In short, users choose the product they want (say, a new shelving unit), then use a web-based interface to adjust the physical dimensions of the product, select the materials that will be used to build it, and then generate the needed 3D-printable components to hold it together.
“What we’re looking to create is an online platform where people have the opportunity to look at the digital design of a piece of furniture, and then modify it to their needs,” Jesse Howard told Digital Trends. “That could be changing the width to fit a specific alcove in their house, or changing the height to make a stool the perfect height for them. It also gives people the chance to adjust to use whatever materials they have available at their local hardware store.”
Over the past year, Kirschner and Howard have developed a collection of objects in this vein. At present, they’re raising money on Kickstarter to evolve the concept into a comprehensive platform that will make the customization process available to everyone. As rewards, people pledging money to the campaign can buy the digital files for their choice of a standard cupboard or a stool. Prices start at 10 euros ($11.)
“This very much comes into the sphere of flat-pack furniture,” Jesse Kirschner told us. “What is interesting, though is that it can also enter the world of bespoke furniture by choosing more high-end materials.
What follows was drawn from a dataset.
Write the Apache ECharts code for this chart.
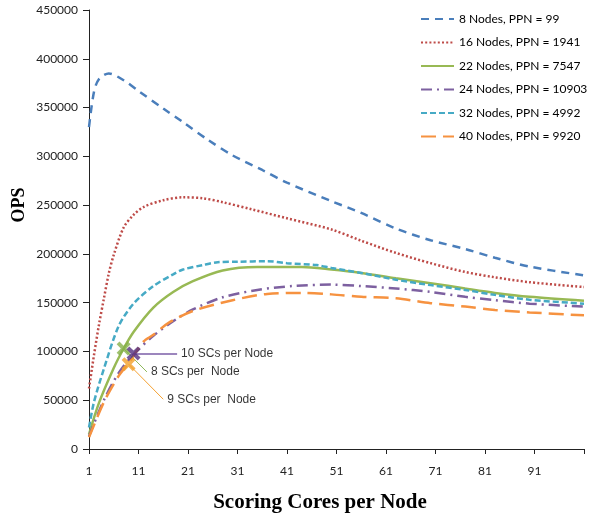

Rather than selecting pine as your wood, you might go with something more expensive instead. This part of the process is very interesting to me.”
They also hope that this digital distribution method might help cut down on the carbon footprint of furniture, since the 3D-printed components and building materials can be sourced locally, as opposed to being shipped large distances.
So what does this mean for the future of designers, who are often used to having the final say over how their products look?
“We view it as a collaboration,” Kirschner said. “We even want to open up the code, so there’s a co-creatorship of the object itself. Customers can make it bigger, smaller, use the internal structure for something else entirely — whatever they want. We believe in this idea, where designers won’t design the final object but rather design the meta object. However, in terms of its specific form, the end user is the one who decides what he or she wants.”